**⭐ 1. What This Pattern Solves**

Efficient multi-level grouping in ETL pipelines.

Aggregating or collecting values by keys without initializing empty lists/dicts.

Avoids repetitive if key not in dict checks.

Common in analytics pipelines where events/logs are grouped by user, time, or category.

**⭐ 2. SQL Equivalent**

In [0]:
%sql
SELECT user_id, ARRAY_AGG(event) AS events
FROM user_events
GROUP BY user_id;

**⭐ 3. Core Idea**

Automatically initializes missing keys with a default type (list, set, int), simplifying accumulation.

**⭐ 4. Template Code (MEMORIZE THIS)**

In [0]:
from collections import defaultdict

# Single-level grouping
grouped = defaultdict(list)
for key, value in data:
    grouped[key].append(value)

# Multi-level grouping
nested_group = defaultdict(lambda: defaultdict(list))
for outer, inner, value in data:
    nested_group[outer][inner].append(value)

**⭐ 5. Detailed Example**

In [0]:
data = [
    ('Alice', 'click'),
    ('Bob', 'view'),
    ('Alice', 'purchase'),
    ('Bob', 'click'),
]

from collections import defaultdict

events_by_user = defaultdict(list)
for user, event in data:
    events_by_user[user].append(event)

print(events_by_user)

{
    'Alice': ['click', 'purchase'],
    'Bob': ['view', 'click']
}


**⭐ 6. Mini Practice Problems**

Group transaction amounts by account ID using defaultdict.
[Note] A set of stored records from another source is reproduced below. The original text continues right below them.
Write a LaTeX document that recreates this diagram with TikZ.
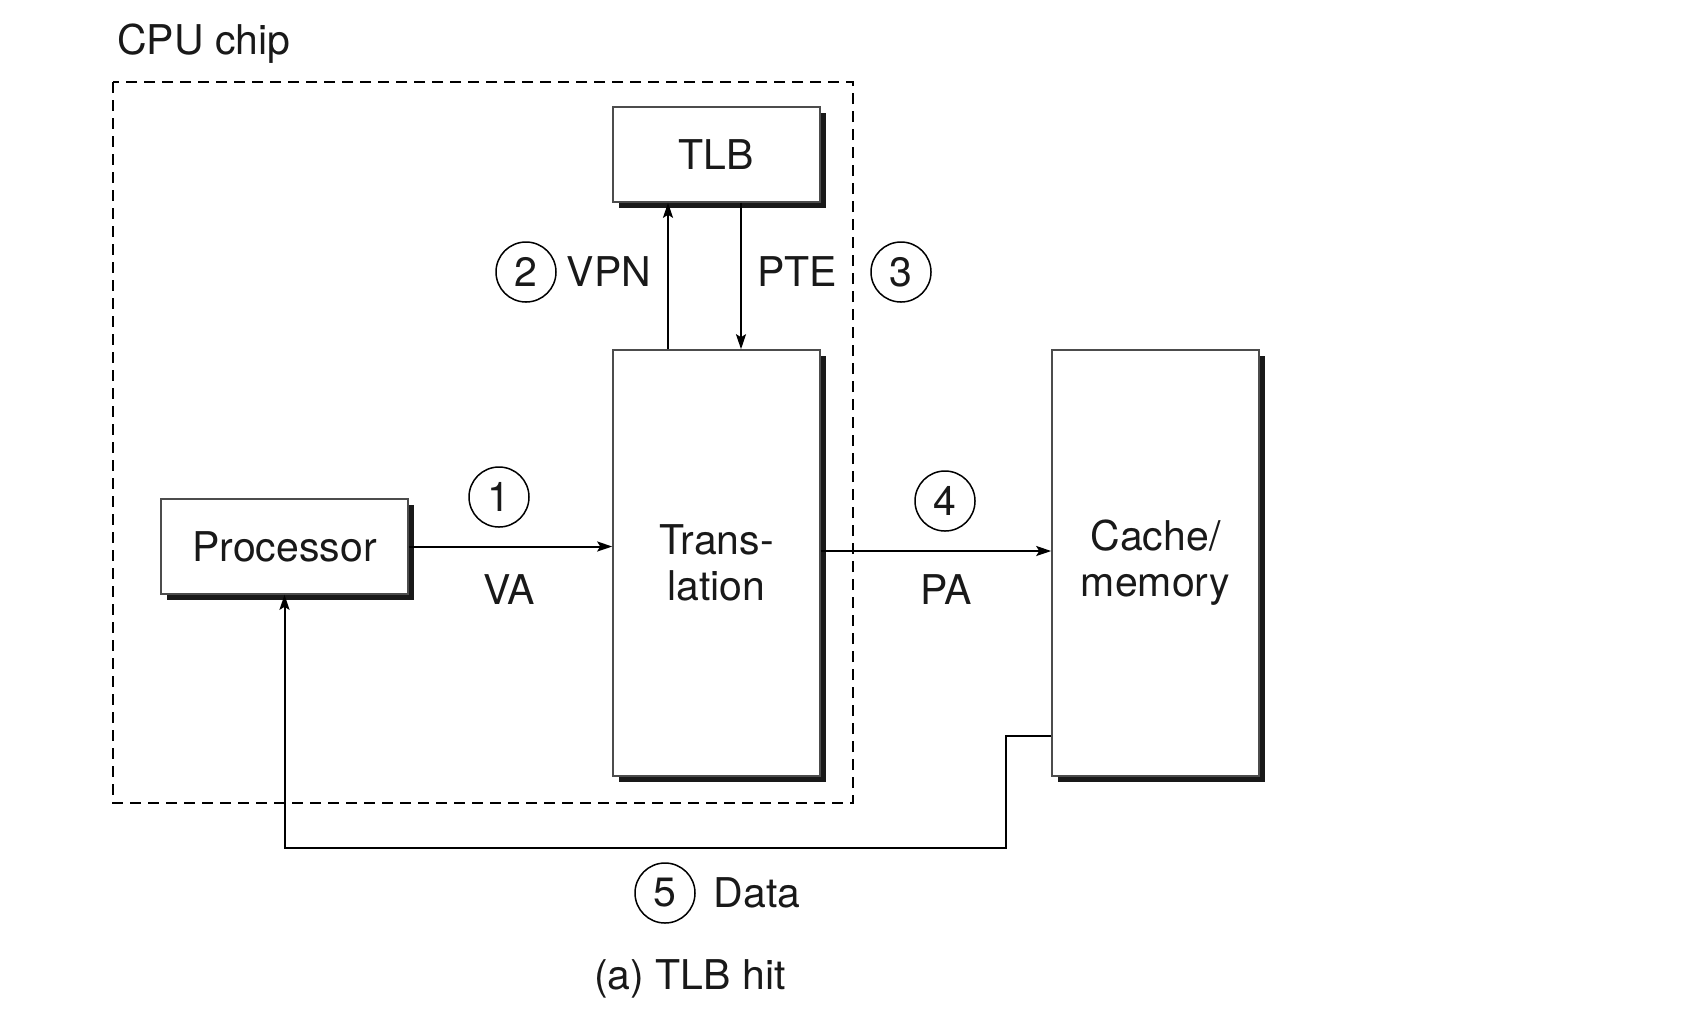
\documentclass[tikz,border=0pt]{standalone}
\usepackage{fontspec}
\setmainfont{TeX Gyre Heros}
\usetikzlibrary{arrows.meta, positioning, shadows}

\begin{document}
\begin{tikzpicture}[
    x=0.5pt, y=-0.5pt,
    every node/.style={font=\fontsize{20.5}{23}\selectfont, text=black!90},
    unit/.style={draw=black!70, line width=0.8pt, fill=white, align=center, inner sep=0pt,
        drop shadow={shadow xshift=3pt, shadow yshift=-3pt, fill=black!90, opacity=1}},
    stepnum/.style={draw, circle, line width=0.75pt, minimum size=30pt, inner sep=0pt},
    arr/.style={-{Stealth[length=7.5pt, width=5pt, inset=1.5pt]}, line width=1pt},
    chip/.style={draw, dash pattern=on 5.5pt off 3.5pt, line width=1.1pt}
]
\useasboundingbox (0,0) rectangle (1690,1014);

% CPU chip boundary
\draw[chip] (113,82) rectangle (853,803);
\node[anchor=west] (cpu) at (110,44) {CPU chip};

% units
\node[unit, minimum width=103.5pt, minimum height=47.5pt] (tlb) at (716.5,154.5) {TLB};
\node[unit, minimum width=103.5pt, minimum height=213pt] (trans) at (716.5,563) {Trans-\\lation};
\node[unit, minimum width=123.5pt, minimum height=47.5pt] (proc) at (284.5,546.5) {Processor};
\node[unit, minimum width=103.5pt, minimum height=213pt] (cache) at (1155.5,563) {Cache/\\memory};

% connectors
\draw[arr] (proc.east) -- (proc.east -| trans.west);
\draw[arr] ([xshift=-24.25pt]trans.north) -- ([xshift=-24.25pt]tlb.south);
\draw[arr] ([xshift=12.25pt]tlb.south) -- ([xshift=12.25pt]trans.north);
\draw[arr] ([yshift=6pt]trans.east) -- ([yshift=6pt]trans.east -| cache.west);
\coordinate (dret) at (1006,848);
\draw[arr] ([yshift=-86.5pt]cache.west) -| (dret) -| (proc.south);

% step labels
\node[stepnum] (n1) at (499,497) {1};
\node (va) at (509,590) {VA};
\node[stepnum] (n2) at (526,272) {2};
\node (vpn) at (609,272) {VPN};
\node (pte) at (797,272) {PTE};
\node[stepnum] (n3) at (901,272) {3};
\node[stepnum] (n4) at (945,501) {4};
\node (pa) at (946,590) {PA};
\node[stepnum] (n5) at (665,893) {5};
\node (data) at (757,893) {Data};

\node (cap) at (690,979) {(a) TLB hit};
\end{tikzpicture}
\end{document}
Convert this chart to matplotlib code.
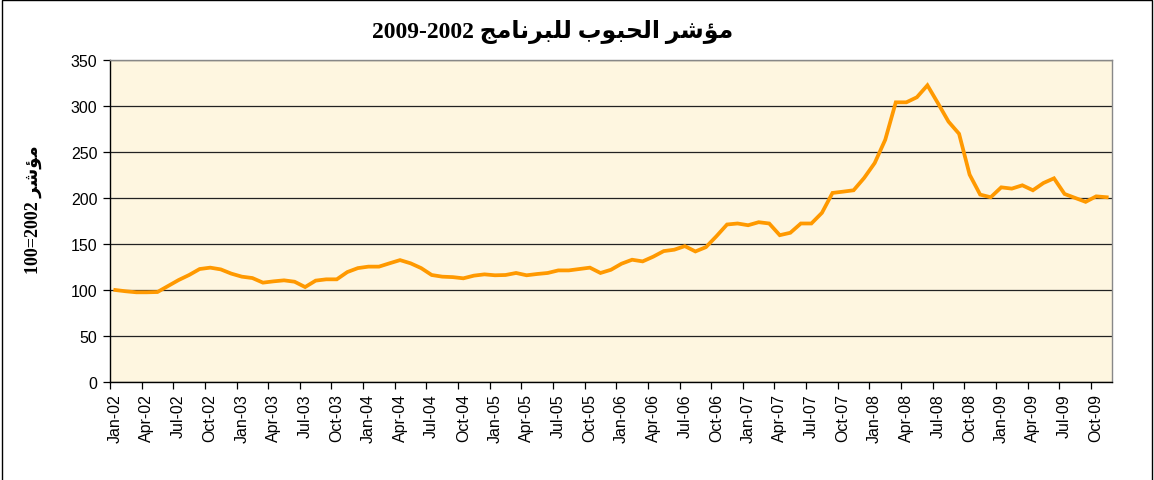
import matplotlib
matplotlib.use("Agg")
import matplotlib.pyplot as plt
import numpy as np
import pandas as pd
from matplotlib.patches import Rectangle

# ---- data ----
months = pd.date_range("2002-01-01", periods=95, freq="MS")
month_labels = [d.strftime("%b-%y") for d in months]
index_values = [
    100, 98.6, 97.5, 97.5, 97.8, 104.3, 110.8, 116.3, 122.8, 124.3, 122.4, 117.8,
    114.5, 113, 108, 109.4, 110.5, 109, 103.2, 110.2, 111.6, 111.6, 119.5, 123.8,
    125.4, 125.4, 129, 132.5, 129, 123.8, 116.3, 114.5, 114, 112.7, 115.6, 117,
    116, 116.3, 118.5, 116, 117.4, 118.5, 121.3, 121.3, 122.8, 124.3, 118.5, 122,
    128.6, 132.9, 131.1, 136.2, 142.3, 143.8, 147.7, 141.9, 146.6, 158.5, 171.2, 172.3,
    170.4, 173.7, 172.3, 159.6, 162.2, 172.3, 172.3, 183.9, 205.5, 206.9, 208.4, 221.8,
    238, 263.3, 304, 304, 309.5, 322.5, 303, 283, 269.8, 225.4, 203.7, 200.8,
    211.6, 210.2, 213.8, 208.4, 216.3, 221.4, 204.4, 200.1, 195.8, 201.8, 200.8,
]
y_ticks = [0, 50, 100, 150, 200, 250, 300, 350]

# Arabic text in visual order using presentation forms (matplotlib has no shaping)
w_index = "\uFEAE\uFEB7\uFE86\uFEE3"                      # مؤشر
w_grains = "\uFE8F\uFEEE\uFE92\uFEA4\uFEDF\uFE8D"         # الحبوب
w_program = "\uFE9E\uFEE3\uFE8E\uFEE7\uFEAE\uFE92\uFEE0\uFEDF"  # للبرنامج
title_text = "2009-2002 " + w_program + " " + w_grains + " " + w_index
ylabel_text = "100=2002 " + w_index

W, H = 1154, 481
fig = plt.figure(figsize=(W / 100, H / 100), dpi=100)
fig.patch.set_facecolor("white")
fig.add_artist(Rectangle((0.002, -0.05), 0.996, 1.048, transform=fig.transFigure,
                         fill=False, edgecolor="black", linewidth=1.0))

ax = fig.add_axes([110 / W, 1 - 383 / H, (1112 - 110) / W, (383 - 61) / H])
ax.set_facecolor("#FEF6E0")

x = np.arange(len(index_values))
ax.plot(x, index_values, color="#FF9900", linewidth=2.7, solid_joinstyle="miter", zorder=3)

ax.set_xlim(-0.5, len(index_values) - 0.5)
ax.set_ylim(0, 350)
ax.set_yticks(y_ticks)
ax.set_yticklabels([str(v) for v in y_ticks], fontsize=11.5, family="Liberation Sans")
ax.yaxis.grid(True, color="#222222", linewidth=0.9)
ax.set_axisbelow(True)

label_pos = x[::3]
ax.set_xticks(label_pos)
ax.set_xticklabels([month_labels[i] for i in label_pos], rotation=90,
                   fontsize=11.5, family="Liberation Sans")
ax.tick_params(axis="x", which="major", length=0, pad=8)
ax.set_xticks(np.arange(-0.5, len(index_values), 3), minor=True)
ax.tick_params(axis="x", which="minor", length=5, width=0.9, direction="out", color="black")
ax.tick_params(axis="y", length=5, width=0.9, direction="out", pad=4)

for s in ["top", "right"]:
    ax.spines[s].set_color("#888888")
    ax.spines[s].set_linewidth(1.0)
for s in ["left", "bottom"]:
    ax.spines[s].set_color("black")
    ax.spines[s].set_linewidth(1.0)

fig.text(553 / W, 1 - 32 / H, title_text, ha="center", va="center",
         fontsize=17, fontweight="bold", family=["Liberation Serif", "DejaVu Sans"])
fig.text(33 / W, 1 - 210 / H, ylabel_text, ha="center", va="center", rotation=90,
         fontsize=13, fontweight="bold", family=["Liberation Serif", "DejaVu Sans"])

fig.savefig("out.png", dpi=100)
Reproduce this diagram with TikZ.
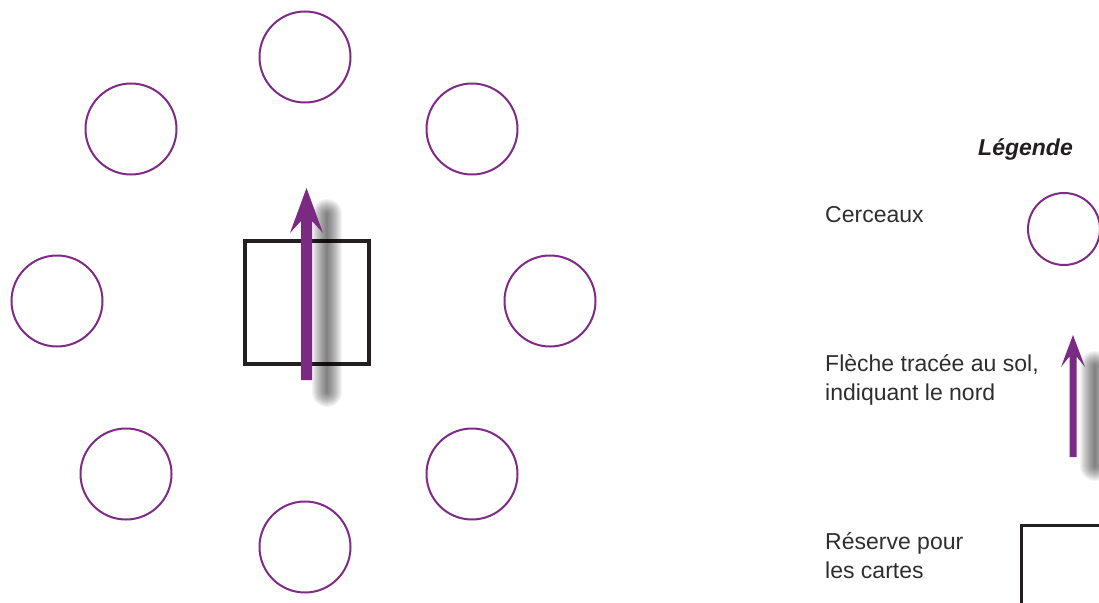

Count occurrences of each word in a list using defaultdict(int).

Create a nested dictionary of sales per region per month.

**⭐ 7. Full Data Engineering Scenario**

Problem Statement: Collect all page views per user per day from web logs.


In [0]:
"""
Expected Output:

{
  '2025-12-15': {'Alice': ['home', 'checkout'], 'Bob': ['home']},
  '2025-12-16': {'Alice': ['profile']}
}

"""
from collections import defaultdict

logs_by_date = defaultdict(lambda: defaultdict(list))
for date, user, page in web_logs:
    logs_by_date[date][user].append(page)


**⭐ 8. Time & Space Complexity**

Time Complexity: O(n) — one pass through the data.

Space Complexity: O(n) — stores all elements grouped by key.

**⭐ 9. Common Pitfalls & Mistakes**

❌ Using normal dicts with repetitive if key not in dict → verbose and error-prone.
❌ Using mutable default arguments improperly (defaultdict(list) vs dict.setdefault).
✔ Correct: defaultdict automatically handles missing keys.
✔ Use lambda for nested structures to avoid shared mutable objects.